As part of a collaboration with Art21, hear news-making artists describe their inspirations in their own words.

Artist Shahzia Sikander poses at Asia Society Hong Kong Centre in Admiralty. (Photo by K. Y. Cheng/South China Morning Post via Getty Images)

The Pakistani artist Shahzia Sikander helped create a whole new genre of painting known as neo-miniature—all before she’d finished her art degree.
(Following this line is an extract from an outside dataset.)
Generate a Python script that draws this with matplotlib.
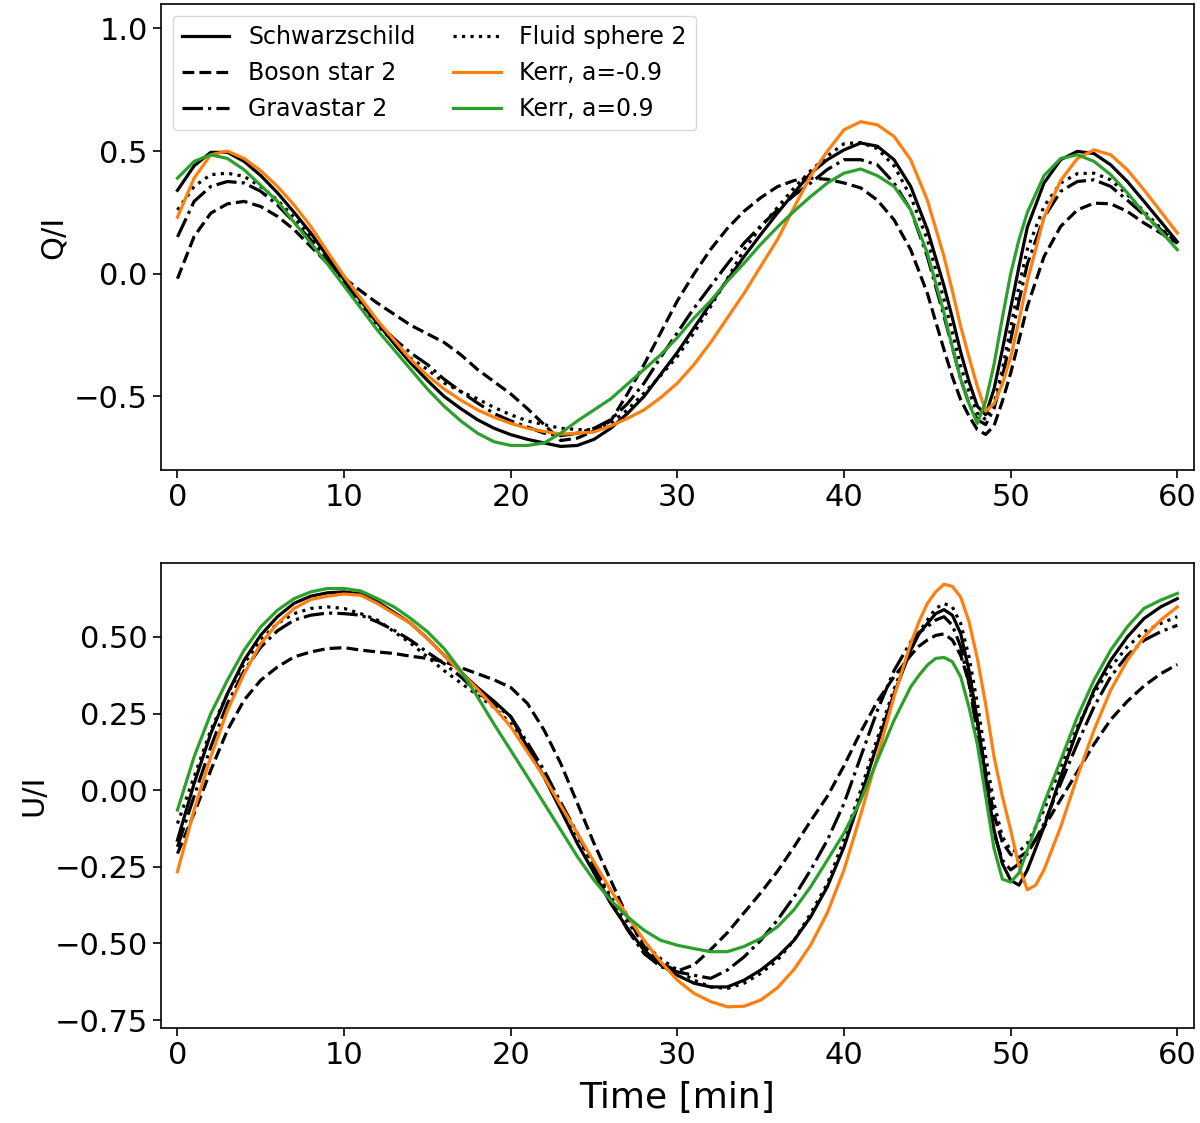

The extremely time-consuming practice is based on Indian and Persian miniature painting, which are rooted in traditional manuscript and book illustration.

For her BFA thesis at the National College of Arts in Lahore, Sikander made The Scroll (1989-90), which represented the aesthetic challenge of a scroll’s rigorous framework, and was more than five feet long and almost a foot high (decidedly not miniature).

“My whole purpose of taking on miniature painting was to break the tradition, to experiment with it, to find new ways of making meaning, to question the relevance of it,” Sikander told Art21 in an exclusive interview from 2001.

Since that first breakthrough in the medium, Sikander has received a MacArthur “Genius” award, and raised the profile of neo-miniature painting to an international level. A survey of the first 15 years of her work, titled “Shahzia Sikander: Extraordinary Realities,” is now on view at the Morgan Library and Museum.

Production still from the “Art in the Twenty-First Century” Season 1 episode, “Spirituality,” 2001. © Art21, Inc. 2001.

In the video, which originally aired as part of Art21’s Art in the Twenty-First Century series, the artist described her work as a continual process of investigating Western stereotypes of her Eastern heritage, power structures in both societies, and her personal identity.

A recurring theme in her work is the juxtaposition of Hindu and Muslim imagery. In one work, she depicts a multi-limbed Hindu goddess with a traditional Muslim veil covering her face, combining the iconography in order to address the “entanglement of histories of India and Pakistan.”

“These are very loaded issues to take on,” Sikander tells Art21, “because anything and everything associated with Islam is either terrorism or oppression for women.”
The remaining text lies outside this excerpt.